Русское дворянство времен Александра I - Патрик О’Мара
Шрифт:
Интервал:
Закладка:
Однако, несмотря на такие негативные оценки, на протяжении XVIII века неоднократно предпринимались правительственные инициативы, направленные на обеспечение возможностей получения образования для всех россиян и, в частности, для знати. Одним из наиболее важных из них был Устав народным училищам 1786 года Екатерины Великой о народном образовании, в котором содержалось амбициозное положение о создании сети светских городских начальных и средних школ совместного обучения по всей стране. Теоретически они были бесплатны и открыты для детей всех свободных классов. Одним из наиболее продвинутых для того времени пунктов был полный запрет на любые телесные наказания[128]. Однако долгосрочный успех этого закона и других образовательных реформ, проведенных примерно в то же время, был сведен на нет отсутствием адекватного финансирования, нехваткой подготовленных учителей и нежеланием многих дворян отправлять своих детей в народные школы, где им пришлось бы смешаться с низшими классами. Вместо этого явно отдавалось предпочтение домашнему обучению, которое продолжалось большую часть XIX века.

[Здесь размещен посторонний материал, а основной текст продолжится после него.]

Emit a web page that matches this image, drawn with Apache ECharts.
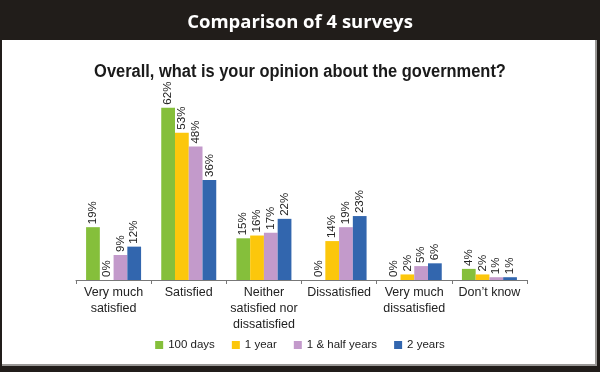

Летописец русской жизни времен Александра I Н. Ф. Дубровин называет продолжающуюся недостаточность учебных заведений в России причиной того, что большая часть дворянства, или, как он их называет, «маминькиных сынков», ничему не учились и оставались крайне неграмотными. Большинство дворянских детей получали домашнее образование, и, хотя его качество сильно варьировало, в целом оно было неудовлетворительным. Во многом это было связано с широко распространенной практикой использования гувернеров, особенно франкоязычных, прибывших из Европы. Дубровин особенно решительно высказывался по этому вопросу, утверждая, что французские наставники, нанятые дворянством для обучения своих детей дома, плохо подходят для этой роли и оказывают негативное влияние не только на своих подопечных, но и на российское общество в целом. Тем не менее, несмотря на это, знать стала подражать и их языку, и культуре. Уверенные в хорошей жизни в России, французы приезжали во все большем количестве и внедрялись в дома и жизнь принимающих семей, внушая детям «равнодушие ко всему русскому»[129].
Среди источников Дубровина была всеподданнейшая записка тайного советника А. И. Арсеньева Николаю I от 2 апреля 1826 года, в которой он пытался проследить истоки заговора декабристов. Среди ключевых факторов, обозначенных Арсеньевым, было пагубное влияние на русскую семейную жизнь этих французских незваных гостей, которые «принимались в дворянские дома», причем «мусью, стараясь понравиться матушке и соделаться подмогою мужа в сладостных любовных утехах хозяйки, а мадамы – подмастерьями жен хозяйских в том же искусстве». Таким образом, они «знают все домашние тайны», «делаются повелителями в доме и тиранами детей». Они, сами не зная русских традиций и обычаев, «выхваляют свои, втверживают оные в воспитанника, который ему верит и начинает с презрением смотреть на русское». В качестве учителей они походили на немецкого персонажа Вральмана из пьесы Дениса Фонвизина «Недоросль» (впервые исполнена в 1782 году), который позволяет своему подопечному Митрофану вести себя так, как ему заблагорассудится, и получает за это щедрые выплаты. Хотя сами они едва ли были грамотными и почти не знали русского, но пытались учить детей их родному языку. Тем не менее, что примечательно, спустя несколько лет родители, казалось, были удивлены, когда поняли, что их дети практически ничему не научились[130]. В этой связи Шиман иронично заметил, что «мы узнаем самые невероятные факты» о коренных франкоговорящих эмигрантах, которые раньше были слугами, ремесленниками, садовниками и коммивояжерами, но вдруг внезапно провозгласили себя учителями и воспитателями![131]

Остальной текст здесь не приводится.